To the extent that Plaintiff attempts to proceed via 42 U.S.C. §§ 1983 and 1985, his claims also fail. To prevail in a Section 1983 action, a plaintiff must prove: (1) a violation of a right secured by the Constitution and the laws of the United States and (2) that the alleged deprivation was committed by a person acting under color of state law. West v. Atkins, 487 U.S. 687, 749 n.9 (1999). To prevail in a Section 1985 action, a plaintiff must prove that (1) defendants engaged in a conspiracy; (2) the conspiracy's purpose was to deprive a person or class of persons of equal protection of the laws or equal privileges and immunities under the laws; (3) defendants committed an act in furtherance of the conspiracy; and (4) defendants' actions resulted in injury to the plaintiff. See Farber v. City of Paterson, 440 F.3d 131, 134 (3d Cir. 2006). Plaintiff's § 1983 claim fails because he has not shown that the legal Defendants "acted under color of state law." Defendants Brophy and Marte are private actors that do not perform any of their duties as attorneys under the color of state law. Therefore, they are not subject to a § 1983 suit. Similarly, the Judicial Defendants in their official capacities are not "persons" and therefore are not subject to suit as well.

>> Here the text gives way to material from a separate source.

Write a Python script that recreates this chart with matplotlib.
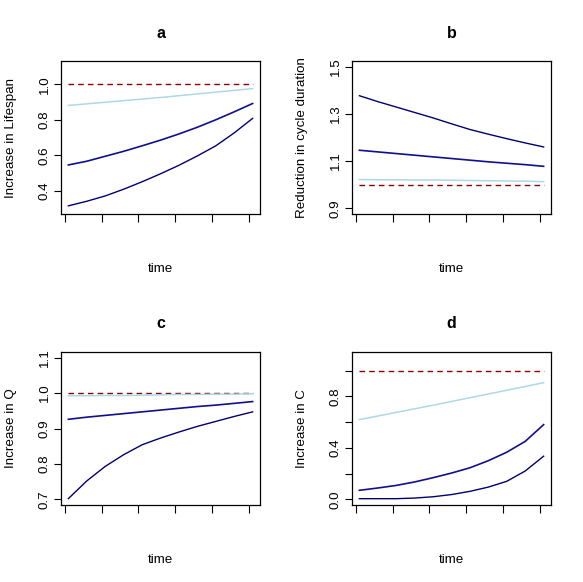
import matplotlib
matplotlib.use("Agg")
import matplotlib.pyplot as plt

plt.rcParams["font.family"] = ["Liberation Sans", "DejaVu Sans"]

# time points (x axis has ticks only, no labels)
TIME = [1, 6, 11, 16, 21, 26, 31, 36, 41, 46, 51]
XTICKS = [0, 10, 20, 30, 40, 50]

# panel a: Increase in Lifespan
A_REF = [1.0] * 11
A_LIGHT = [0.881, 0.890, 0.899, 0.908, 0.917, 0.926, 0.936, 0.946, 0.956, 0.966, 0.976]
A_MID = [0.545, 0.566, 0.594, 0.622, 0.653, 0.685, 0.720, 0.758, 0.800, 0.845, 0.892]
A_LOW = [0.314, 0.340, 0.370, 0.408, 0.450, 0.495, 0.543, 0.596, 0.653, 0.726, 0.808]

# panel b: Reduction in cycle duration
B_REF = [1.0] * 11
B_LIGHT = [1.022, 1.021, 1.021, 1.020, 1.020, 1.019, 1.018, 1.017, 1.016, 1.015, 1.013]
B_MID = [1.146, 1.139, 1.132, 1.125, 1.118, 1.111, 1.104, 1.097, 1.091, 1.085, 1.078]
B_TOP = [1.377, 1.352, 1.329, 1.306, 1.283, 1.258, 1.234, 1.214, 1.195, 1.177, 1.160]

# panel c: Increase in Q
C_REF = [1.0] * 11
C_LIGHT = [0.9925, 0.9925, 0.993, 0.993, 0.994, 0.995, 0.996, 0.996, 0.997, 0.997, 0.998]
C_MID = [0.926, 0.932, 0.937, 0.942, 0.947, 0.952, 0.957, 0.962, 0.966, 0.971, 0.976]
C_LOW = [0.702, 0.752, 0.793, 0.826, 0.854, 0.873, 0.890, 0.906, 0.920, 0.934, 0.947]

# panel d: Increase in C
D_REF = [1.0] * 11
D_LIGHT = [0.619, 0.647, 0.675, 0.703, 0.731, 0.760, 0.789, 0.818, 0.847, 0.876, 0.906]
D_MID = [0.070, 0.088, 0.108, 0.135, 0.168, 0.204, 0.245, 0.300, 0.366, 0.450, 0.580]
D_LOW = [0.005, 0.005, 0.005, 0.010, 0.020, 0.037, 0.062, 0.095, 0.140, 0.220, 0.335]

PANELS = [
    ("a", "Increase in Lifespan", (0.3, 1.1), [0.4, 0.6, 0.8, 1.0], ["0.4", "0.6", "0.8", "1.0"],
     A_REF, A_LIGHT, A_MID, A_LOW),
    ("b", "Reduction in cycle duration", (0.9, 1.5), [0.9, 1.1, 1.3, 1.5], ["0.9", "1.1", "1.3", "1.5"],
     B_REF, B_LIGHT, B_MID, B_TOP),
    ("c", "Increase in Q", (0.7, 1.1), [0.7, 0.8, 0.9, 1.0, 1.1], ["0.7", "0.8", "0.9", "1.0", "1.1"],
     C_REF, C_LIGHT, C_MID, C_LOW),
    ("d", "Increase in C", (0.0, 1.1), [0.0, 0.2, 0.4, 0.6, 0.8, 1.0], ["0.0", "", "0.4", "", "0.8", ""],
     D_REF, D_LIGHT, D_MID, D_LOW),
]

W, H = 583, 582
fig = plt.figure(figsize=(W / 100, H / 100), dpi=100)

# plot-box pixel positions (left, top, right, bottom)
BOXES = [(61, 61, 260, 214), (352, 61, 551, 214), (61, 352, 260, 505), (352, 352, 551, 505)]
FS = 9.6

for (title, ylab, ylim, yt, ytl, ref, light, mid, low), (l, t, r, b) in zip(PANELS, BOXES):
    ax = fig.add_axes([l / W, 1 - b / H, (r - l) / W, (b - t) / H])
    ax.plot(TIME, ref, color="#8B0000", lw=1, ls=(0, (4, 3)))
    ax.plot(TIME, light, color="#ADD8E6", lw=1.1)
    ax.plot(TIME, mid, color="#10108C", lw=1.2)
    ax.plot(TIME, low, color="#000070", lw=1)
    xr = TIME[-1] - TIME[0]
    ax.set_xlim(TIME[0] - 0.04 * xr, TIME[-1] + 0.04 * xr)
    yr = ylim[1] - ylim[0]
    ax.set_ylim(ylim[0] - 0.04 * yr, ylim[1] + 0.04 * yr)
    ax.set_xticks(XTICKS)
    ax.set_xticklabels([])
    ax.set_yticks(yt)
    ax.set_yticklabels(ytl, rotation=90, va="center", fontsize=FS)
    ax.tick_params(direction="out", length=5.4, width=0.8, pad=2)
    for s in ax.spines.values():
        s.set_linewidth(0.9)

    cx = (l + r) / 2
    fig.text(cx / W, 1 - (t - 28) / H, title, fontsize=11.5, fontweight="bold",
             ha="center", va="center")
    fig.text(cx / W, 1 - (b + 55) / H, "time", fontsize=FS, ha="center", va="center")
    fig.text((l - 50) / W, 1 - (t + b) / 2 / H, ylab, fontsize=FS, rotation=90,
             ha="center", va="center")

fig.savefig("out.png", dpi=100)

Plaintiff's § 1985 claims also fail because his conspiracy allegations are merely conclusory. Cf. Ashcroft v. Iqbal, 556 U.S. 662 (2009). To succeed on his claim, Plaintiff must show that the Legal Defendants conspired with the courts to ensure the outcome of the case. However, Plaintiff has failed to plead facts plausibly suggesting a conspiratorial agreement between any of the Defendants. Additionally, Plaintiff has failed to show that pro se litigants are considered a class for purposes of § 1985. Even if pro se litigants are a class for purposes of the statute, Plaintiff has not presented any well-pleaded facts to show that any of the Defendants' actions were the result of a systematic bias against pro se litigants.

For the foregoing reasons, the Court finds that the complaint is partially barred by Rooker-Feldman, and partially defective for failure to state a claim on which relief could be granted.